In 1888, the Northern Pacific Railway Company's Columbia and Puget Sound Railroad Company subsidiary maintained a raill yard complex consisting of about twelve main structures. It stood off of Weller Street, between 2nd and 3rd Avenues. To the south, the Oregon Improvement Company operated a lumber yard and wharf, an enterprise also owned by the Northern Pacific. The Oregon Improvement Company was part of the Northern Pacific's vertical monopoly. It controlled ferry and railroad services that determined the shipping of coal and lumber as well as the supplies timber and coal itself.

Building History

Before 1889, this rail yard had two locomotive houses, two turntables, a machine shop and attached sheet metal shop, two large storehouses, a car shop, a water tank, coal box, and two storehouses for sand and lamps.

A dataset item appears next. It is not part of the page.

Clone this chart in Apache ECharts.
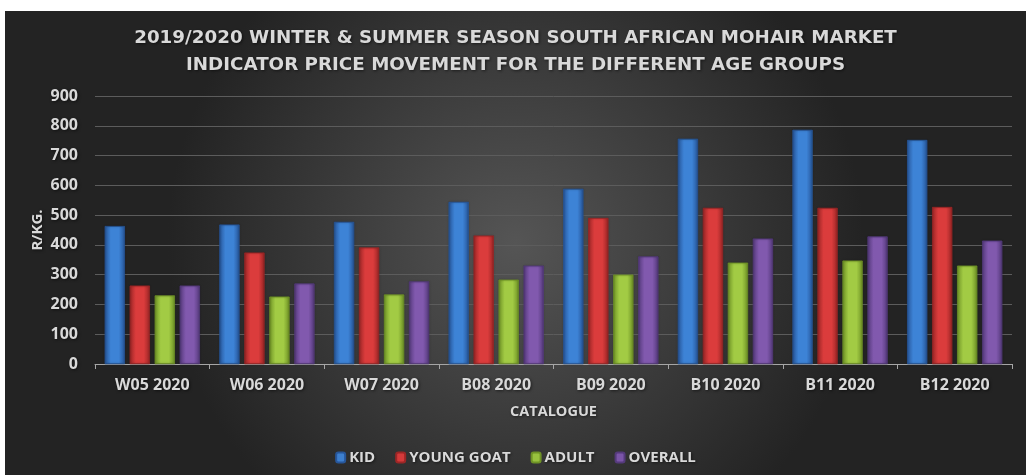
<!DOCTYPE html>
<html>
<head>
<meta charset="utf-8">
<script src="https://cdn.jsdelivr.net/npm/echarts@6/dist/echarts.min.js"></script>
<style>
html,body{margin:0;padding:0;background:#ffffff;}
#chart{position:absolute;left:5px;top:11px;width:1021px;height:464px;}
</style>
</head>
<body>
<div id="chart"></div>
<script>
var categories = ['W05 2020','W06 2020','W07 2020','B08 2020','B09 2020','B10 2020','B11 2020','B12 2020'];
var kid        = [463, 468, 477, 544, 588, 756, 786, 752];
var youngGoat  = [263, 374, 391, 431, 490, 524, 524, 527];
var adult      = [230, 226, 233, 283, 300, 340, 347, 330];
var overall    = [263, 270, 277, 330, 361, 421, 428, 414];
var yTicks     = [0, 100, 200, 300, 400, 500, 600, 700, 800, 900];

var FONT = '"Open Sans", "Liberation Sans", sans-serif';
var TFONT = '"DejaVu Sans", "Open Sans", sans-serif';
var TXT = '#d9d9d9';
var SH = {textShadowColor: 'rgba(0,0,0,0.55)', textShadowBlur: 3, textShadowOffsetX: 1, textShadowOffsetY: 1};

function barGrad(edge, mid) {
  return {
    type: 'linear', x: 0, y: 0, x2: 1, y2: 0,
    colorStops: [
      {offset: 0, color: edge},
      {offset: 0.3, color: mid},
      {offset: 0.7, color: mid},
      {offset: 1, color: edge}
    ]
  };
}

var styles = [
  {name: 'KID', data: kid, edge: '#27569a', mid: '#3d83d6', legend: '#3d7fce'},
  {name: 'YOUNG GOAT', data: youngGoat, edge: '#9c2626', mid: '#db3c3c', legend: '#d43a3a'},
  {name: 'ADULT', data: adult, edge: '#6f9326', mid: '#a2cb44', legend: '#98c13e'},
  {name: 'OVERALL', data: overall, edge: '#553a7c', mid: '#8159ae', legend: '#7b55a8'}
];

function ts(size) {
  return Object.assign({color: TXT, fontSize: size, fontWeight: 'bold', fontFamily: FONT}, SH);
}

var chart = echarts.init(document.getElementById('chart'));
chart.setOption({
  backgroundColor: {
    type: 'radial', x: 0.5, y: 0.5, r: 0.75,
    colorStops: [{offset: 0, color: '#555555'}, {offset: 1, color: '#232323'}]
  },
  textStyle: {fontFamily: FONT},
  title: {
    text: '2019/2020 WINTER & SUMMER SEASON SOUTH AFRICAN MOHAIR MARKET\nINDICATOR PRICE MOVEMENT FOR THE DIFFERENT AGE GROUPS',
    left: 'center', top: 9,
    textStyle: Object.assign({color: TXT, fontSize: 18.3, fontWeight: 'bold', fontFamily: TFONT, lineHeight: 27}, SH)
  },
  legend: {
    bottom: 5, left: 'center',
    itemWidth: 9, itemHeight: 10, itemGap: 20,
    data: styles.map(function (s) { return {name: s.name, itemStyle: {color: s.legend}}; }),
    textStyle: Object.assign(ts(15), {padding: [0, 0, 0, -1]})
  },
  grid: {left: 90, right: 14, top: 85, bottom: 111, containLabel: false},
  xAxis: {
    type: 'category', data: categories,
    name: 'CATALOGUE', nameLocation: 'middle', nameGap: 40,
    nameTextStyle: ts(14.5),
    axisLine: {show: true, lineStyle: {color: '#a6a6a6', width: 1}},
    axisTick: {show: true, length: 5, lineStyle: {color: '#a6a6a6'}},
    axisLabel: Object.assign(ts(16), {margin: 13})
  },
  yAxis: {
    type: 'value', min: yTicks[0], max: yTicks[yTicks.length - 1], interval: 100,
    name: 'R/KG.', nameLocation: 'middle', nameGap: 50, nameRotate: 90, nameMoveOverlap: false,
    nameTextStyle: ts(15),
    axisLine: {show: false}, axisTick: {show: false},
    axisLabel: Object.assign(ts(16), {margin: 17}),
    splitLine: {lineStyle: {color: '#5c5c5c', width: 1}}
  },
  series: styles.map(function (s) {
    return {
      name: s.name, type: 'bar', data: s.data,
      barWidth: 20, barGap: '25%',
      itemStyle: {color: barGrad(s.edge, s.mid), borderColor: s.edge, borderWidth: 0.5,
        shadowColor: 'rgba(0,0,0,0.4)', shadowBlur: 2},
      emphasis: {disabled: true}
    };
  })
});
</script>
</body>
</html>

Officials of the Columbia and Puget Sound Railroad built this complex into the tidelands south of Pioneer Square raised on wooden piers and covered with planking. This location on Weller Street was the first site of standard-gauge railroad development in the city. (Previous railroad lines were narrow-gauge systems.) The Great Seattle Fire of 06/06/1889 destroyed this complex.

Before this, on 05/01/1874, the Seattle and Walla Walla Railroad (S & WW RR) began building a five-mile line that connected Steele's Landing on the Duwamish River to Renton, WA. Later, Shipping magnate James M. Colman (1832-1906) led this S & WW RR effort that shortened this route an additional 21-miles to connect Steele's Landing to the main coalfields of Newcastle, WA. Colman hired Chinese-born labor teams, who consented to work for lower wages than other groups. Thier willingness to endure hardship in exchange for low wages affronted Seattle's Euro-American workers, who later would create a mob on 02/07/1886 that sought the expulsion of all Chinese-born residents from Seattle. This effort in Seattle came after similar anti-Chinese riots occurred in Eureka, CA, and Tacoma, WA happened in 1885. (See Lynwood Carranco, "Chinese Expulsion from Humboldt County," Pacific Historical Review, vol. 30, no. 4, 11/1961, pp. 329-340.)

Even earlier than the S & WW RR, another narrow-gauge railroad, the Seattle Coal and Transportation Company (S C & T), built a short line that hauled coal from a Lake Union pier to bunkers on Elliott Bay, commencing operations on 03/22/1872. This S C and T line preceded the Seattle and Walla Walla line by a year or two in the early 1870s.